The Operational Multiplier: Strategic Resource Management for the Growth-Oriented Carrier

Beyond More Trucks: The True Definition of Scaling
In the trucking industry, there is a common misconception that growth is measured solely by truck count. However, for the professional motor carrier, true scaling is the process of increasing revenue while disproportionately lowering the marginal cost of each additional mile. At United Lanes Insurance, we observe that the most successful fleets don't just grow—they optimize. Achieving this requires a sophisticated focus on two core pillars: Human Capital Management and Operational Technology Integration.
The Driver Retention Engine: Reducing the Cost of Churn
Driver turnover is one of the most significant hidden leaks in a motor carrier's budget.

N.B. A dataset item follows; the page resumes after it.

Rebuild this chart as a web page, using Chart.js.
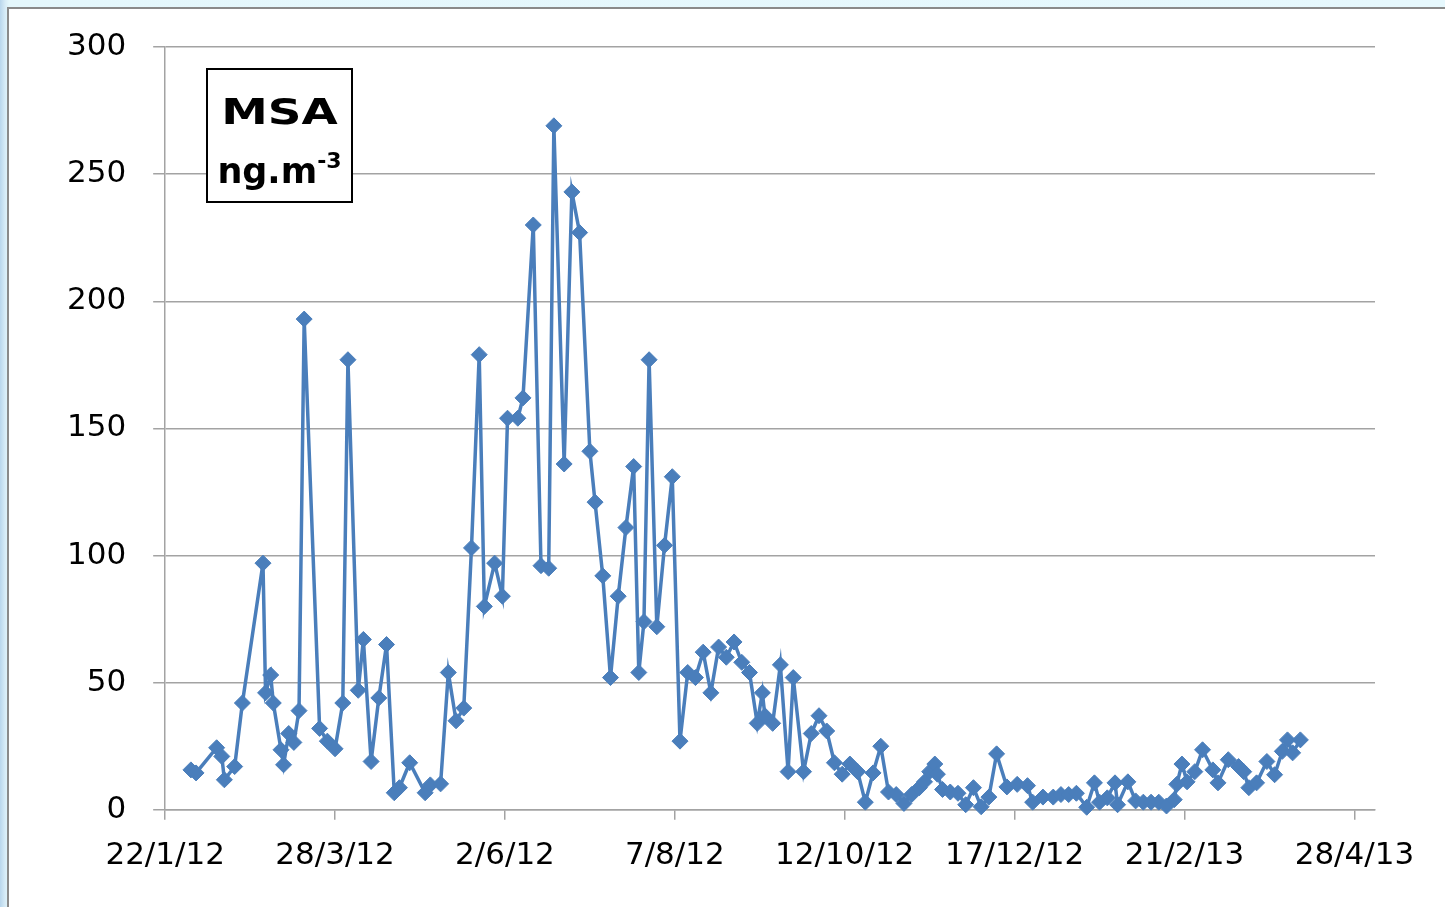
<!DOCTYPE html>
<html>
<head>
<meta charset="utf-8">
<script src="https://cdn.jsdelivr.net/npm/chart.js@4/dist/chart.umd.min.js"></script>
<style>
  html, body { margin: 0; padding: 0; }
  body {
    width: 1445px; height: 907px; overflow: hidden; position: relative;
    background: linear-gradient(to right, #b9d6ec 0px, #d6ebf6 5px, #e4f7fc 9px, #e6f8fd 100%);
  }
  #frame {
    position: absolute; left: 7px; top: 7px; width: 1450px; height: 910px;
    background: #ffffff; border: 2px solid #8a8a8a; box-sizing: border-box;
  }
  #chart { position: absolute; left: 0; top: 0; }
  #label {
    position: absolute; left: 206px; top: 68px; width: 147px; height: 135px;
    box-sizing: border-box; border: 2px solid #000; background: #fff;
    font-family: "DejaVu Sans", sans-serif; font-weight: bold; color: #000;
    text-align: center;
  }
  #label .l1 { position: absolute; left: 0; right: 0; top: 17px; font-size: 36px; line-height: 50px; transform: scaleX(1.3); }
  #label .l2 { position: absolute; left: 0; right: 0; top: 79px; font-size: 35px; line-height: 44px; }
  #label sup { font-size: 22px; vertical-align: 0.7em; line-height: 0; }
</style>
</head>
<body>
<div id="frame"></div>
<canvas id="chart" width="1445" height="907"></canvas>
<div id="label"><div class="l1">MSA</div><div class="l2">ng.m<sup>-3</sup></div></div>
<script>
// Sampling days, counted from 22/1/12
const dayOffsets = [
  10, 12, 20, 22, 23, 27, 30, 38, 39, 41,
  42, 45, 46, 48, 50, 52, 54, 60, 63, 66,
  69, 71, 75, 77, 80, 83, 86, 89, 91, 95,
  101, 103, 107, 110, 113, 116, 119, 122, 124, 128,
  131, 133, 137, 139, 143, 146, 149, 151, 155, 158,
  161, 165, 167, 170, 173, 176, 179, 182, 184, 186,
  188, 191, 194, 197, 200, 203, 206, 209, 212, 215,
  218, 221, 224, 227, 230, 232, 233, 236, 239, 242,
  244, 248, 251, 254, 257, 260, 263, 266, 269, 272,
  275, 278, 281, 284, 287, 290, 293, 295, 297, 299,
  300, 302, 305, 308, 311, 314, 317, 320, 323, 327,
  331, 335, 337, 341, 345, 348, 351, 354, 358, 361,
  363, 366, 369, 370, 374, 377, 380, 383, 386, 389,
  392, 393, 395, 397, 400, 403, 407, 409, 413, 417,
  419, 421, 424, 428, 431, 434, 436, 438, 441
];

// MSA concentration, ng.m-3
const msaValues = [
  15.7, 14.5, 24.4, 21, 11.8, 17, 42, 97, 46, 53,
  42, 23.6, 17.7, 30, 26.5, 39, 193, 32, 27, 24,
  42, 177, 47, 67, 19, 44, 65, 6.7, 8.7, 18.5,
  6.7, 9.8, 10.2, 54, 35, 40, 103, 179, 80, 97,
  84, 154, 154, 162, 230, 96, 95, 269, 136, 243,
  227, 141, 121, 92, 52, 84, 111, 135, 54, 74,
  177, 72, 104, 131, 27, 54, 52, 62, 46, 64,
  60, 66, 58, 54, 34, 46, 37, 34, 57, 15,
  52, 15, 30, 37, 31, 18.5, 14, 18, 15, 3,
  14.5, 25, 7, 6, 2.5, 6, 8.7, 11, 15, 18,
  14, 8, 7, 6.5, 2, 8.7, 1.2, 5, 22, 9,
  10, 9.5, 3, 5, 5, 6, 6, 6.5, 1, 10.6,
  3, 4.7, 10.6, 2, 11, 3.5, 3, 3, 3, 1.5,
  4, 10, 18, 11, 15, 23.6, 15.7, 10.6, 19.7, 17,
  15, 8.7, 10.6, 19, 13.8, 23, 27.5, 22.4, 27.5
];

// Date axis ticks (every 66 days)
const tickDays = [0, 66, 132, 198, 264, 330, 396, 462];
const tickLabels = ['22/1/12', '28/3/12', '2/6/12', '7/8/12', '12/10/12', '17/12/12', '21/2/13', '28/4/13'];

const yTicks = [0, 50, 100, 150, 200, 250, 300];

const lineBlue = '#4a7ebb';
const gridGrey = '#a3a3a3';
const axisFont = { family: '"DejaVu Sans", sans-serif', size: 31 };

new Chart(document.getElementById('chart'), {
  type: 'line',
  data: {
    datasets: [{
      data: dayOffsets.map((d, i) => ({ x: d, y: msaValues[i] })),
      borderColor: lineBlue,
      backgroundColor: lineBlue,
      borderWidth: 3.5,
      tension: 0,
      pointStyle: 'rectRot',
      pointRadius: 8,
      pointBorderWidth: 1,
      pointBackgroundColor: lineBlue,
      pointBorderColor: lineBlue,
      clip: false
    }]
  },
  options: {
    responsive: false,
    animation: false,
    events: [],
    layout: { padding: { left: 40, top: 47, right: 70, bottom: 14 } },
    plugins: { legend: { display: false }, tooltip: { enabled: false } },
    scales: {
      x: {
        type: 'linear',
        min: 0,
        max: 470,
        afterBuildTicks: (scale) => { scale.ticks = tickDays.map(v => ({ value: v })); },
        ticks: {
          autoSkip: false,
          maxRotation: 0,
          padding: 18,
          color: '#000',
          font: axisFont,
          callback: (v) => tickLabels[tickDays.indexOf(v)]
        },
        grid: { drawOnChartArea: false, drawTicks: true, tickLength: 10, color: gridGrey, lineWidth: 1.5 },
        border: { display: true, color: gridGrey, width: 1.5 }
      },
      y: {
        min: 0,
        max: 300,
        afterBuildTicks: (scale) => { scale.ticks = yTicks.map(v => ({ value: v })); },
        ticks: { padding: 27, color: '#000', font: axisFont },
        grid: { color: gridGrey, lineWidth: 1.5, tickLength: 12 },
        border: { display: true, color: gridGrey, width: 1.5 }
      }
    }
  }
});
</script>
</body>
</html>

Industry data suggests that the cost of replacing a single driver can range from $8,000 to $15,000 when accounting for recruiting, onboarding, down-time, and initial productivity loss. To build a growth-oriented operation, carriers must transition from a recruitment-heavy mindset to a retention-first strategy.
- Performance-Based Incentives: Move beyond flat per-mile rates. Implement bonuses for fuel efficiency, safety milestones, and long-term tenure to align driver behavior with company profitability.
- Feedback Loops: Establish a structured communication channel. Drivers are the eyes and ears of your operation; their insights into shipper delays or equipment issues can save thousands in operational waste.
- Equipment Standards: Providing well-maintained, modern equipment is a silent but powerful retention tool. A driver who trusts their machine is a driver who stays.
Leveraging Data: Transforming ELD and TMS into Profit Centers
Most carriers treat the Electronic Logging Device (ELD) as a compliance burden. High-efficiency carriers treat it as a gold mine of operational intelligence. By integrating ELD data with a robust Transportation Management System (TMS), carriers can identify bottlenecks that are invisible to the naked eye.
Optimizing Deadhead and Yield
Operational efficiency is won or lost in the 'empty miles.' Use data analytics to map where your fleet frequently experiences deadhead and proactively target backhaul opportunities in those specific lanes. Strategic yield management involves analyzing which customers provide the best profit-per-hour—considering not just the rate per mile, but the average detention time and load consistency.
Real-Time Visibility
Providing shippers and brokers with real-time tracking through automated portals reduces the administrative load on dispatchers. This allows your team to focus on securing the next load rather than answering 'where is my truck' calls, effectively increasing the number of units a single dispatcher can manage without sacrificing quality.
The Predictive Maintenance Advantage
Reactive maintenance—fixing things when they break—is the enemy of growth. It leads to service failures, tow bills, and expensive emergency repairs. A growth-oriented fleet utilizes Predictive Maintenance protocols. By analyzing engine telematics, you can identify a failing component before it causes a roadside breakdown.
- Asset Lifecycle Mapping: Determine the 'sweet spot' for asset disposal. Trading in tractors before they reach high-maintenance mileage protects your resale value and ensures your fleet remains under warranty.
- Vendor Consolidation: Partner with national maintenance accounts to standardize repair costs and ensure priority service, reducing the time your assets spend in the shop.
Financial Fluidity: Fueling the Expansion
Rapid growth requires liquidity. As you scale, your cash flow needs will increase exponentially. Managing the gap between paying drivers and receiving payment from shippers is critical. Whether utilizing non-recourse factoring or establishing a robust line of credit, ensuring that your operating capital is consistent allows you to take advantage of high-paying spot market opportunities without hesitation.
By focusing on these internal efficiencies, motor carriers build a foundation that is not only profitable but also highly attractive to insurers. When your operations are tight, your risk profile improves, creating a virtuous cycle of lower costs and higher margins that fuels sustainable, long-term growth.